A group of state and federal fishery managers are not ready to reopen the Goliath grouper fishery for even a scientific harvest, but will continue their efforts to gain more information through nonlethal methods.
Representatives from South Atlantic, Gulf of Mexico Fishery Management Council and Florida Fish and Wildlife Conservation Commission (FWC) met in Key Largo on Thursday to discuss Goliath grouper research, the possibility of conducting a stock assessment of the species, and reopening the species to some kind of recreational or scientific harvest.
For the past several years, recreational fishermen and charter captains, especially ones that fish the Gulf, have been lobbying the three fishery management councils to reopen the Goliaths to at least a limited recreational harvest. Anglers can't reel up small snappers without them being snatched off their lines by the giant fish, fishermen say.
Marathon angler Forrest Young proposed a one per boat harvest. But he did argue that fishery managers should not allow them to be speared by divers because the species would be easily wiped out.

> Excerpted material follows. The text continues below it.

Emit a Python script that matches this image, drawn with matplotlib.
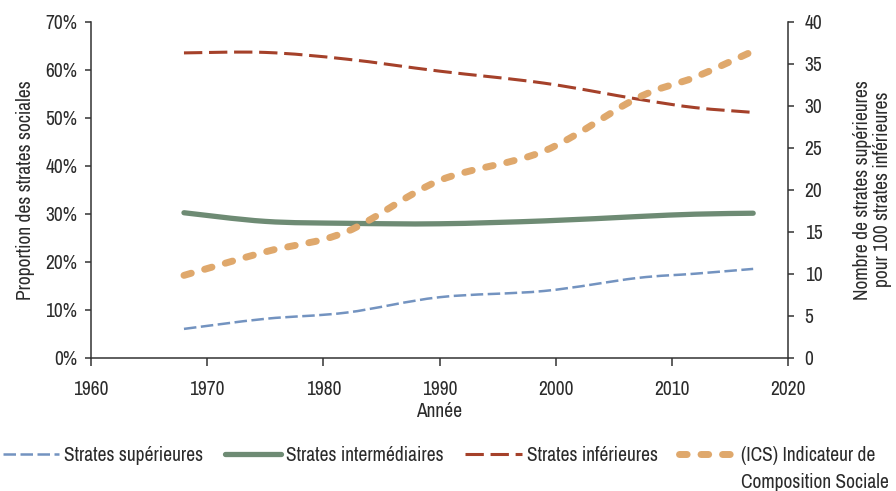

"There is an ample amount in the Gulf," said Young, who is also a marine life collector with Dynasty Marine in Marathon. "The stock is healthy."
Dive operators from as far as Palm Beach County attended Thursday's meeting to lobby to keep the ban on harvest in place, arguing that the gentle lumbering beasts are worth far more alive than dead. They said they take their clients to wrecks and other areas inhabited by Goliath groupers as the sheer size of the fish amazes many divers.
"It could be devastating if it just opened up," Palm Beach dive operator Skip Commagere said. "We want to protect it. ... This is not just a benefit for dive shops. This is for hotels and restaurants. They all gain from this fish."
The dive operators are currently organizing an effort to conduct an economic study to determine the value of the Goliath grouper to the dive community, they said.
Gulf Council representative Roy Williams agreed with the dive operators.
"You are using that fish for its highest and best use," said Williams.
The committee agreed to look into conducting genetic tagging to determine age and abundance of the Goliath grouper, to conduct more surveys to determine their range and population, and to continue other research that does not require the fish to be killed to extract data.